I shouldn’t be all that surprised. We are, after all, a nation of doers not thinkers. Still, it’s a bit shocking to learn that so many people would rather withstand an electrical shock than sit doing nothing for 15 minutes. But that’s what a recent experiment found.
Being alone with no distractions was so distasteful to two-thirds of men and a quarter of women that they elected to give themselves mild electric shocks rather than sit quietly in a room with nothing but the thoughts in their heads, according to a study from the University of Virginia. (Source: Bloomberg)
The study was multi-part, and involved relatively small groups, but those groups spanned age, profession, etc.
There was no evidence that any group, based on age, education, income or social media usage, was more likely to appreciate time spent in reflection.

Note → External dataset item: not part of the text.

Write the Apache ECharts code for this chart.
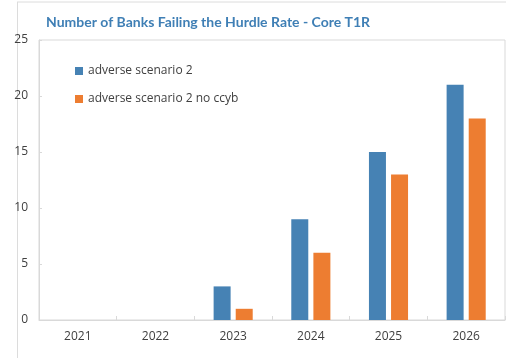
<!DOCTYPE html>
<html><head><meta charset="utf-8">
<script src="https://cdn.jsdelivr.net/npm/echarts@6/dist/echarts.min.js"></script>
<style>html,body{margin:0;padding:0;background:#fff}#c{width:506px;height:358px}</style>
</head><body><div id="c"></div>
<script>
var categories = ['2021','2022','2023','2024','2025','2026'];
var adverse2 = [0, 0, 3, 9, 15, 21];
var adverse2NoCcyb = [0, 0, 1, 6, 13, 18];
var seriesNames = ['adverse scenario 2', 'adverse scenario 2 no ccyb'];
var titleText = 'Number of Banks Failing the Hurdle Rate - Core T1R';

var chart = echarts.init(document.getElementById('c'), null, {renderer:'canvas'});
var font = 'Open Sans';
chart.setOption({
  animation:false,
  backgroundColor:'#fff',
  textStyle:{fontFamily:font},
  title:{text:titleText, left:41, top:10, textStyle:{color:'#3f7fb5', fontSize:14, fontWeight:'bold', fontFamily:'Lato'}},
  graphic:[
    {type:'line', shape:{x1:17,y1:2,x2:506,y2:2}, style:{stroke:'#dcdcdc', lineWidth:1}},
    {type:'line', shape:{x1:17.5,y1:2,x2:17.5,y2:358}, style:{stroke:'#dcdcdc', lineWidth:1}}
  ],
  legend:{orient:'vertical', left:70, top:60, itemWidth:8, itemHeight:8, itemGap:16,
    icon:'rect', textStyle:{color:'#404040', fontSize:12, fontFamily:font}, data:seriesNames},
  grid:{left:39, top:40, right:1, bottom:38, show:true, borderColor:'#d9d9d9', borderWidth:1},
  xAxis:{type:'category', data:categories,
    axisLine:{lineStyle:{color:'#d9d9d9'}},
    axisTick:{show:true, inside:true, length:4, lineStyle:{color:'#d9d9d9'}},
    axisLabel:{color:'#404040', fontSize:12, margin:11}},
  yAxis:{type:'value', min:0, max:25, interval:5,
    splitLine:{show:false},
    axisLine:{show:true, lineStyle:{color:'#d9d9d9'}},
    axisTick:{show:true, inside:true, length:3, lineStyle:{color:'#d9d9d9'}},
    axisLabel:{color:'#404040', fontSize:12, margin:11}},
  series:[
    {name:seriesNames[0], type:'bar', data:adverse2, barWidth:17, barGap:'30%',
      itemStyle:{color:'#4682b4'}},
    {name:seriesNames[1], type:'bar', data:adverse2NoCcyb, barWidth:17, barGap:'30%',
      itemStyle:{color:'#ed7d31'}}
  ]
});
</script></body></html>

The study originally started out with students, and researchers found that the kids got bored pretty darned easily, and disliked the experience of having nothing to do.
Naturally, a lot of us would want to chalk this up to the “always on” generation’s being singularly incapable of being calm, self-reflecting Zen gods like ourselves.
But, like all good researchers, the UVA folks forged on, so they tested:
…whether volunteers would prefer an unpleasant activity -- an electric shock -- rather than no activity at all.
And damned if a majority of the men, and one-quarter of the women, decided that – even though ahead of time, after they’d tested the 9 volt jolt and deemed it painful, after they’d said that “they would pay to avoid” the shock – with nothing better to do than think, they’d give themselves a bit of a shock to kill some time.
Maybe if I had to sit there for 15 hours with nothing to do, I might decide to stick my finger in the socket, metaphorically speaking. But 15 minutes? Don’t people have issues to think through? Conversations to replay? Slights to fret about? Problems to solve? Joyful experiences they want to recall? (Sorrowful experiences they want to wallow in?)
The most telling participants said they were bored, and giving themselves a shock was better than being bored, [lead researcher Timothy] Wilson said.
“Maybe the mind is built to exist in the world, and people would prefer to have a negative experience rather than none at all,” he said.
Talk about needing to live for the moment.
I don’t know about the study participants, but my memory bank is sufficiently full, my task list sufficiently crammed, my life sufficiently full and vexing, that I have plenty of things I can mull about.
Think I’ll put my laptop aside and cogitate on why there are so many folks out there who can’t stand to just sit there and think.